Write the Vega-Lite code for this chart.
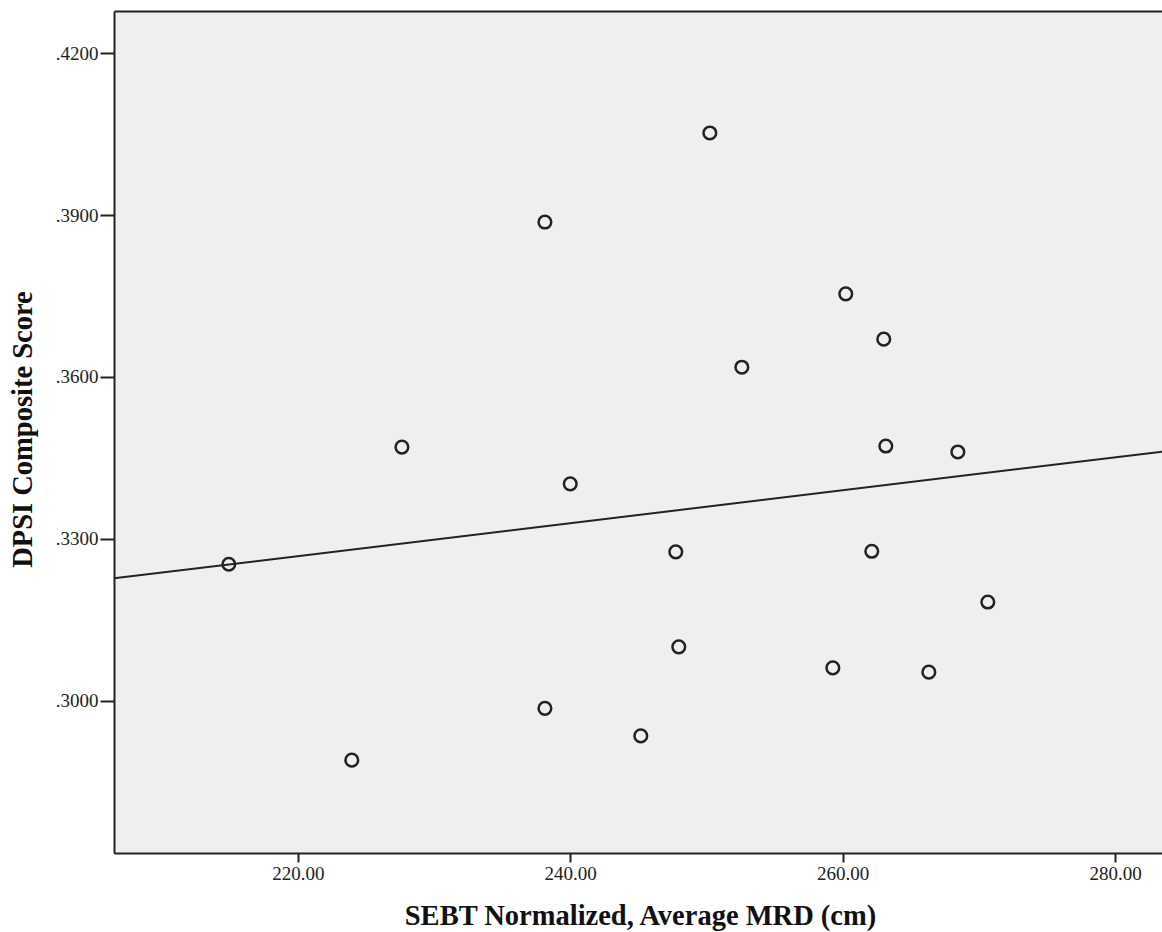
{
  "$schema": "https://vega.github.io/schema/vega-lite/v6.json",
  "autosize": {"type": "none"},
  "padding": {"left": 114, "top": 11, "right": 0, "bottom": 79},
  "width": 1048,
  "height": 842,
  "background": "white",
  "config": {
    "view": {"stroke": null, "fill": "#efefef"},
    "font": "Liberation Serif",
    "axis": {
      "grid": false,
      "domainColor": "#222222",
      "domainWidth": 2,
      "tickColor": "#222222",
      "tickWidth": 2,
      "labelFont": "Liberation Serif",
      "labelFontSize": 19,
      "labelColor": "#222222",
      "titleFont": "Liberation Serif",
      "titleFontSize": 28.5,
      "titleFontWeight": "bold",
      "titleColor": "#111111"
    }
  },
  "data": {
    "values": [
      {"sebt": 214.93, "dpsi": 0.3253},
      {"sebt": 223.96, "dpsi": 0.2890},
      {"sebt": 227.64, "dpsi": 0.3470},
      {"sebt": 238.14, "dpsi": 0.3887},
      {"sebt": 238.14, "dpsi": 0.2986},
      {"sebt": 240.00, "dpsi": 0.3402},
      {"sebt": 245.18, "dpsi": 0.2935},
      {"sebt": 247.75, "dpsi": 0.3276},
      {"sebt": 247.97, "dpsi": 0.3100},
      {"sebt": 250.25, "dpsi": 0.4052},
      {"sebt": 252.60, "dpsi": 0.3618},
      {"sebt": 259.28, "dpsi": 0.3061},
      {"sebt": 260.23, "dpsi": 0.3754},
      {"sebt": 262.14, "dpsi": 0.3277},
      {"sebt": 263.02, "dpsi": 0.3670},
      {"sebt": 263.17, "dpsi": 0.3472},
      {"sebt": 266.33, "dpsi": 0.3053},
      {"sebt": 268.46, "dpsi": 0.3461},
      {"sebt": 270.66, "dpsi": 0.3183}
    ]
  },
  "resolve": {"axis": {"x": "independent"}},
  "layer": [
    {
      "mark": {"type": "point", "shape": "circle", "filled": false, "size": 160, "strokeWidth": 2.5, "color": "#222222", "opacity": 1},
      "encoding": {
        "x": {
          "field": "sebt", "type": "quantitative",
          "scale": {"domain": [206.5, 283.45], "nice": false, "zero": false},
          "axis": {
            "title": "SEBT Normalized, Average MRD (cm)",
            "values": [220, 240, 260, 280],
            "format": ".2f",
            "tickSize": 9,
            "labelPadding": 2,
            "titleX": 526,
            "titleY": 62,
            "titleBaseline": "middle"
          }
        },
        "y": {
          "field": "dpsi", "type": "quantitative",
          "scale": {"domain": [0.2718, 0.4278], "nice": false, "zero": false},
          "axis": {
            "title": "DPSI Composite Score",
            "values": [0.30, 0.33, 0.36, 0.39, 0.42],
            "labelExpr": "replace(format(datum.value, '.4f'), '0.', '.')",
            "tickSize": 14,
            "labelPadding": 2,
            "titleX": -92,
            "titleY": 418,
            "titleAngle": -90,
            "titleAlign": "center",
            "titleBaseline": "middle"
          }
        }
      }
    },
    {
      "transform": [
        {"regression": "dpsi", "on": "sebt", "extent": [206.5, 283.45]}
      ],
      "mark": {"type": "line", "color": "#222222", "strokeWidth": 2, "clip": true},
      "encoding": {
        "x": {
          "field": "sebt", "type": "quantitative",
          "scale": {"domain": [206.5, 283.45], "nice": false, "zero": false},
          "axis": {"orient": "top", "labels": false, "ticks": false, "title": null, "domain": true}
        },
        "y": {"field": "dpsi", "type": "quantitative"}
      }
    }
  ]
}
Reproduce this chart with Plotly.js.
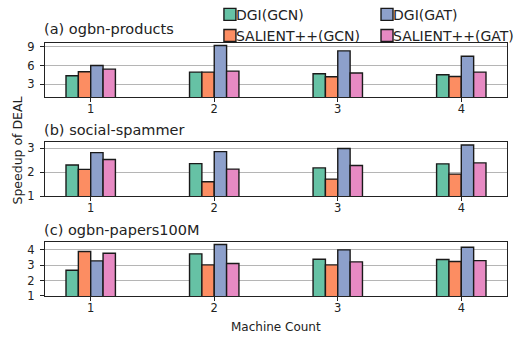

(Requirement) All of the records above must be copied exactly, except for the pictures.

(Output below)
Write the Vega-Lite code for this chart.
{
  "$schema": "https://vega.github.io/schema/vega-lite/v6.json",
  "autosize": {"type": "none"},
  "padding": {"left": 114, "top": 11, "right": 0, "bottom": 79},
  "width": 1048,
  "height": 842,
  "background": "white",
  "config": {
    "view": {"stroke": null, "fill": "#efefef"},
    "font": "Liberation Serif",
    "axis": {
      "grid": false,
      "domainColor": "#222222",
      "domainWidth": 2,
      "tickColor": "#222222",
      "tickWidth": 2,
      "labelFont": "Liberation Serif",
      "labelFontSize": 19,
      "labelColor": "#222222",
      "titleFont": "Liberation Serif",
      "titleFontSize": 28.5,
      "titleFontWeight": "bold",
      "titleColor": "#111111"
    }
  },
  "data": {
    "values": [
      {"sebt": 214.93, "dpsi": 0.3253},
      {"sebt": 223.96, "dpsi": 0.2890},
      {"sebt": 227.64, "dpsi": 0.3470},
      {"sebt": 238.14, "dpsi": 0.3887},
      {"sebt": 238.14, "dpsi": 0.2986},
      {"sebt": 240.00, "dpsi": 0.3402},
      {"sebt": 245.18, "dpsi": 0.2935},
      {"sebt": 247.75, "dpsi": 0.3276},
      {"sebt": 247.97, "dpsi": 0.3100},
      {"sebt": 250.25, "dpsi": 0.4052},
      {"sebt": 252.60, "dpsi": 0.3618},
      {"sebt": 259.28, "dpsi": 0.3061},
      {"sebt": 260.23, "dpsi": 0.3754},
      {"sebt": 262.14, "dpsi": 0.3277},
      {"sebt": 263.02, "dpsi": 0.3670},
      {"sebt": 263.17, "dpsi": 0.3472},
      {"sebt": 266.33, "dpsi": 0.3053},
      {"sebt": 268.46, "dpsi": 0.3461},
      {"sebt": 270.66, "dpsi": 0.3183}
    ]
  },
  "resolve": {"axis": {"x": "independent"}},
  "layer": [
    {
      "mark": {"type": "point", "shape": "circle", "filled": false, "size": 160, "strokeWidth": 2.5, "color": "#222222", "opacity": 1},
      "encoding": {
        "x": {
          "field": "sebt", "type": "quantitative",
          "scale": {"domain": [206.5, 283.45], "nice": false, "zero": false},
          "axis": {
            "title": "SEBT Normalized, Average MRD (cm)",
            "values": [220, 240, 260, 280],
            "format": ".2f",
            "tickSize": 9,
            "labelPadding": 2,
            "titleX": 526,
            "titleY": 62,
            "titleBaseline": "middle"
          }
        },
        "y": {
          "field": "dpsi", "type": "quantitative",
          "scale": {"domain": [0.2718, 0.4278], "nice": false, "zero": false},
          "axis": {
            "title": "DPSI Composite Score",
            "values": [0.30, 0.33, 0.36, 0.39, 0.42],
            "labelExpr": "replace(format(datum.value, '.4f'), '0.', '.')",
            "tickSize": 14,
            "labelPadding": 2,
            "titleX": -92,
            "titleY": 418,
            "titleAngle": -90,
            "titleAlign": "center",
            "titleBaseline": "middle"
          }
        }
      }
    },
    {
      "transform": [
        {"regression": "dpsi", "on": "sebt", "extent": [206.5, 283.45]}
      ],
      "mark": {"type": "line", "color": "#222222", "strokeWidth": 2, "clip": true},
      "encoding": {
        "x": {
          "field": "sebt", "type": "quantitative",
          "scale": {"domain": [206.5, 283.45], "nice": false, "zero": false},
          "axis": {"orient": "top", "labels": false, "ticks": false, "title": null, "domain": true}
        },
        "y": {"field": "dpsi", "type": "quantitative"}
      }
    }
  ]
}
Reproduce this chart with Plotly.js.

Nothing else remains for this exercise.